The College’s Curriculum Implementation Committee (CIC) is currently reviewing and approving two considerable changes to the History major.

The history department has proposed to reduce the number of required non-Western courses from four to three. It has also proposed to eliminate the stipulation that students must take three upper-level seminars across two fields and instead only require that students take three upper-level seminars in any field of study they choose. Fields of study include Africa, East Asia, Europe, Latin America, South Asia, United States, Atlantic Worlds and Colonial Worlds. 

If the CIC approves the changes, they will be effective for all current and new majors beginning next fall.

Chair of the Department of History and Associate Professor of History Dallas Denery said the changes were a result of student and faculty opinion that the current requirements, implemented five years ago, were too stringent. There were 47 history majors in the class of 2009, making it the third most popular major. There are 26 history majors in the class of 2015, leaving it tied as the seventh most popular major.

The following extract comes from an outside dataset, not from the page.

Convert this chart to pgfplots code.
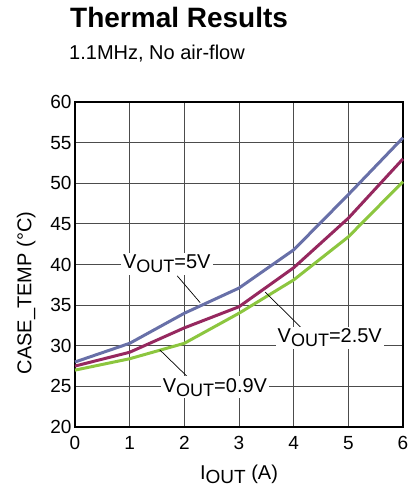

“The main reason to change the major is because a number of students and a number of faculty in the history department, acting as their advisors, had been finding it difficult to make sure students could navigate the major,” said Denery.

The history department conducted a survey of majors, minors and students in history courses and found that these were the areas with which students had the most trouble. 

“It was difficult for students particularly to fulfill those two requirements,” said Denery. 

These requirements were implemented in order to ensure a breadth in the courses students took. Denery stated that after adding the requirements, the major became too difficult for students to complete. 

Discussions on the changes in the major have been in the works for about a year but did not get serious attention until the summer  of 2014. 

“We wanted to wait to see how the current major worked out, but student frustration with the major didn’t seem to go away so last summer we had a series of meetings that these changes were a major focus of,” said Denery. 

The department spoke about it informally throughout the fall semester and at a staff meeting early this semester the department voted overwhelmingly in favor of the changes. They then submitted the changes to the CIC and are now awaiting approval.

“We don’t foresee many problems with it,” said Denery. 

Reactions to the change have been very positive. 

“I’m really excited,” said junior Allyson Gross, a double major in History and Government and Legal Studies.

Gross said that it was difficult to pick courses because there was so much structure around which courses fulfilled which requirements. 

“Lessening it is going to help me fulfill the rest of my requirements,” Gross said. “I was potentially going to drop down to a minor, but if that is what is going to happen, I can absolutely keep it.” 

Sophomore Benjamin Bristol is also pleased with the changes, particularly the reduction in non-Western course requirements. 

“The [reduction of non-Western history class] requirements is part of the reason I declared a history major,” said Bristol, who officially became a history major in February. “My interest is mainly in the Western realm so the thing keeping me from being a history major was the four class [non-Western] requirement.”